A Study on Optimizing the Cutting Condition and Parameters to Evaluate Surface Roughness in Milling SUS316 Stainless Steel Material

Zainal Ahmad, Nazri Syazwan (2021) A Study on Optimizing the Cutting Condition and Parameters to Evaluate Surface Roughness in Milling SUS316 Stainless Steel Material. Final Year Project (Bachelor), Tunku Abdul Rahman University College.

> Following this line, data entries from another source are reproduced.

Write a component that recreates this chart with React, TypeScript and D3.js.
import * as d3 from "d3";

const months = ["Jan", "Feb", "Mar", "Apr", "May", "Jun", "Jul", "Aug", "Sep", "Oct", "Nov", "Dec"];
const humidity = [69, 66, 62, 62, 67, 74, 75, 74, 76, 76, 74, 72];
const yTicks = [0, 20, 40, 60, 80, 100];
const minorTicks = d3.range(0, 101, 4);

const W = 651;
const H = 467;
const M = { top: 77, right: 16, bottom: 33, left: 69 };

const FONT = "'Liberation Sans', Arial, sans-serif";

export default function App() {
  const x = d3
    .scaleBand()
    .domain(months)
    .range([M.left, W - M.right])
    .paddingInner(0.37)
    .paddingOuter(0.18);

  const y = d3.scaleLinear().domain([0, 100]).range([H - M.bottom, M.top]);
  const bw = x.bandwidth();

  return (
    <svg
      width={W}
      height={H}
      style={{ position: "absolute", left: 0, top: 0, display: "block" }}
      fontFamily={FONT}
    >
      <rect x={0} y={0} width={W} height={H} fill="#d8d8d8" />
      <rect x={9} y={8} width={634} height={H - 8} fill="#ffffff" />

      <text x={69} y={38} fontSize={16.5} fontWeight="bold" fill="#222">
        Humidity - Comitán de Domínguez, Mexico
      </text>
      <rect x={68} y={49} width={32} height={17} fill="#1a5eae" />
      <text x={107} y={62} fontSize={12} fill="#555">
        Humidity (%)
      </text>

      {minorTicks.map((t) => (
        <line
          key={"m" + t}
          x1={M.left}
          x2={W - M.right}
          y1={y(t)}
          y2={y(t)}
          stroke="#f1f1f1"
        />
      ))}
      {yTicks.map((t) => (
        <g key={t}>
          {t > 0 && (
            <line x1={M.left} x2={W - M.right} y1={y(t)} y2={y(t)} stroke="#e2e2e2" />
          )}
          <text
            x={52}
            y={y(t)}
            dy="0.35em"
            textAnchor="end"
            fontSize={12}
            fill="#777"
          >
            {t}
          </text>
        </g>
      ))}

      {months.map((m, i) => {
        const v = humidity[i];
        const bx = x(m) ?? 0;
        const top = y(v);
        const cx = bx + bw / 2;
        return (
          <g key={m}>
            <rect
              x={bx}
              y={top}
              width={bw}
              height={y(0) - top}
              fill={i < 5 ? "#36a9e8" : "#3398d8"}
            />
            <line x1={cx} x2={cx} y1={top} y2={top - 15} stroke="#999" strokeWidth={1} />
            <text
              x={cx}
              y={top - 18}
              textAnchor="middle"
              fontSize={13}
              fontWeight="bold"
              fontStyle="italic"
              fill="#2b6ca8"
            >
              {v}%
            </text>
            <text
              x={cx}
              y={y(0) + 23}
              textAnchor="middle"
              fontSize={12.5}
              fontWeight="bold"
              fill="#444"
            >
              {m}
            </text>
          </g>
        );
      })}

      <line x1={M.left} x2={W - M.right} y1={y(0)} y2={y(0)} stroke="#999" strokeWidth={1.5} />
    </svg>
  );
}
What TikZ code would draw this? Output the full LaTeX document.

Text NAZRI SYAZWAN BIN ZAINAL AHMAD_Full text.pdf Restricted to Registered users only Download (11MB)

Abstract

Obtaining surface roughness of SUS316 stainless steel material was studied under a dry cutting condition by using uncoated carbide cutting tool. The objectives of this research were set to obtain the suitable and optimal parameter to achieve lower surface roughness with varied and fixed parameter. This research is a continuation of the previous FYP project whereby optimum parameter obtain were at 4500rpm cutting speed, 350mm/min feed rate, 6mm depth, 0.1 width and 30μm CER and the result obtain was 0.908μm. Hence, the cutting tool used for this project was 6mm diameter, 4 flutes and 30μm of cutting edge radius inside milling condition. Workpiece used was SUS316 stainless steel material with dimension of 140mm length, 110mm width and 0.6mm depth. Cutting speed and feed rate were selected as manipulated variable with values of 4000, 5000 and 6000rpm and 350, 400 and 450mm/min respectively. Meanwhile, width of cut, depth of cut and cutting edge radius were selected as the fixed variable with values of 0.1mm width, 6mm depth and 30μm CER respectively. Experiment was run using 3-axis CNC machine and the parameter used in experiment were separated into 9 set of combination parameter generated using DOE software. The result of surface roughness was measure using TIME 3220 surface roughness tester and were recorded manually using DOE software. Result were recorded in DOE software to analyse, optimize and to evaluate desirability of these parameters. Based on the analysis, 6000rpm of cutting speed and 350mm/min of feed rate were the optimal parameter resulting in 0.804μm surface roughness.